Want to hear more about The Book of Mormon? Check out this link:
Our Beliefs: The Book of Mormon
In fact, there is a great spot to get all the facts about The Church of Jesus Christ of Latter-Day Saints. It's just info. You don't have to sign up for anything or put down any contact info. I promise. If nothing else, it is interesting to know what we believe. You can find it all here:
https://www.mormon.org/
There are so many other things I could say about the reasons that I choose to be a Mormon, but I'm sure that any brave souls who have managed to get to the end of this super long blog post are probably bored to tears now. It's time to end this. I will say one thing about my choice.
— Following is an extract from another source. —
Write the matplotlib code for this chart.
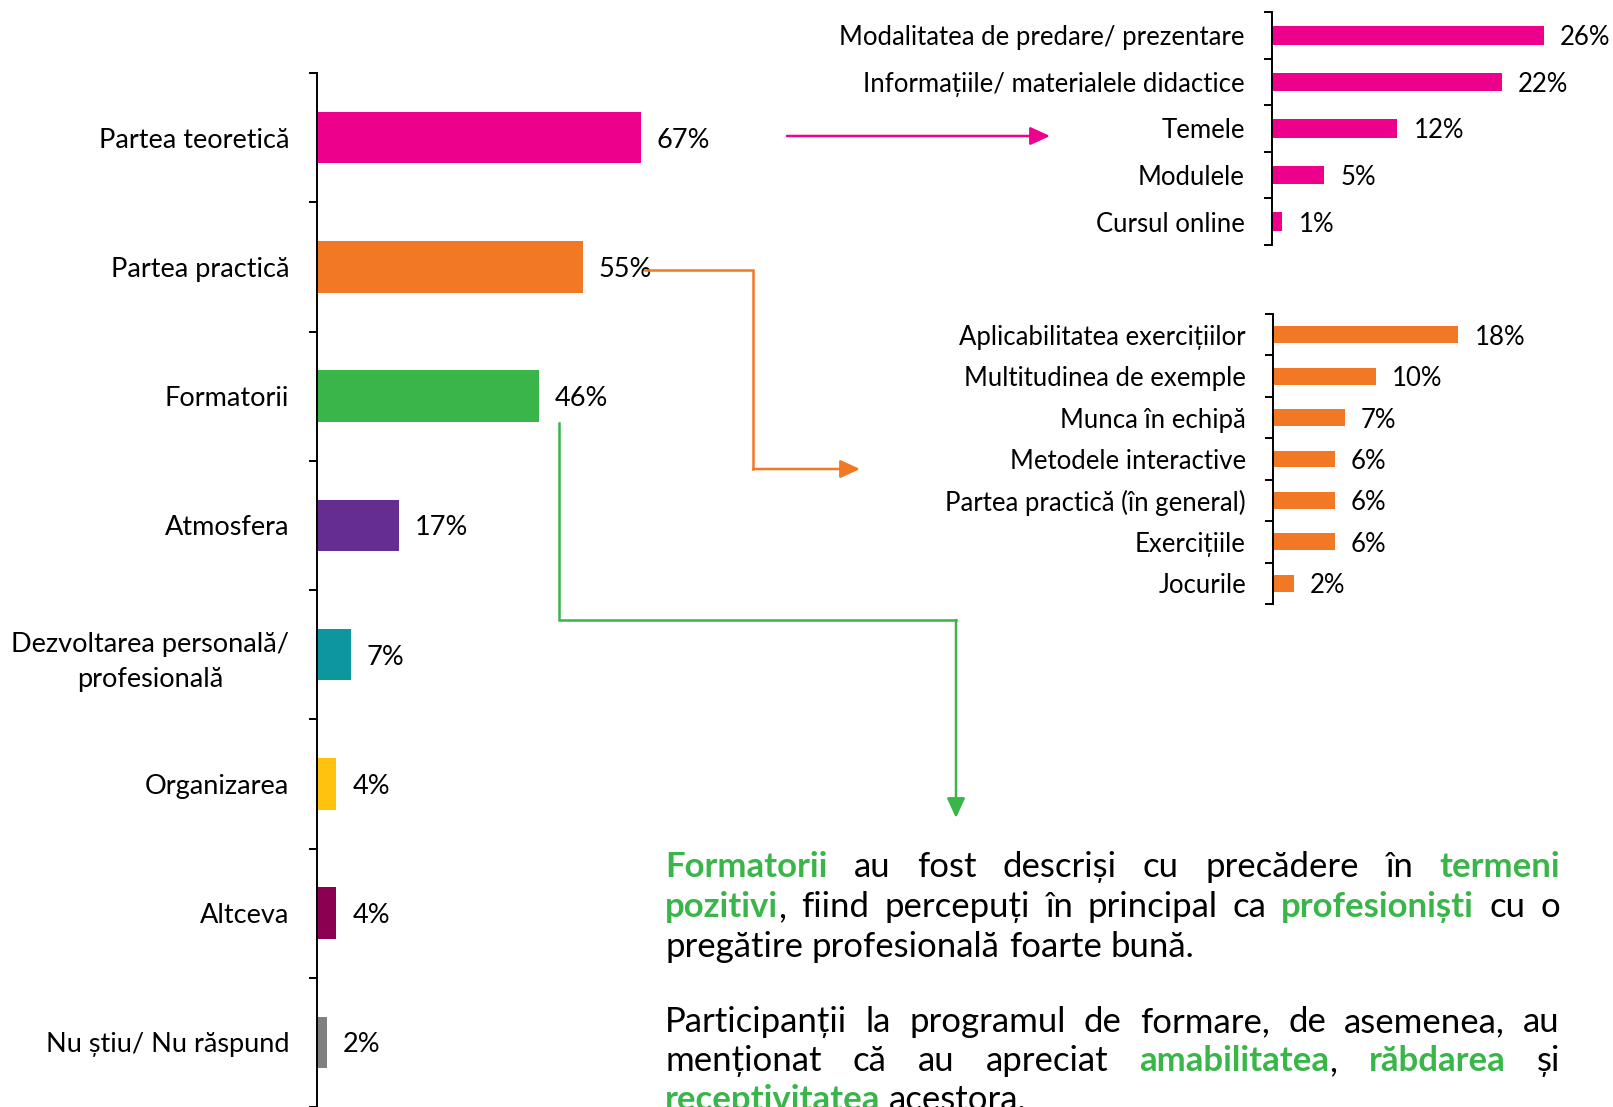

I have heard the argument that members of the Church of Jesus Christ of Latter-Day Saints are like sheep, blindly following our leaders without thought or reason. I had a young man in one of my seminary classes say that once. When I answered him I said that I wasn't following blindly. I asked a question. I wanted to know if I was following the right shepherd. Once I got my answer, I didn't need to constantly ask questions questioning whether to keep following or not. I know I'm heading in the right direction. So I'll follow. I'll go where He asks me to go.
So, there you have it. A long post with a little snippet of what makes me who I am. I am so grateful to have been led to the church so many years ago. I am so glad for the angels along the way who have guided me and lifted me up to keep me on the path. I am grateful for who I have become, and I am even more grateful for who I have the potential to grow to be. I love my life!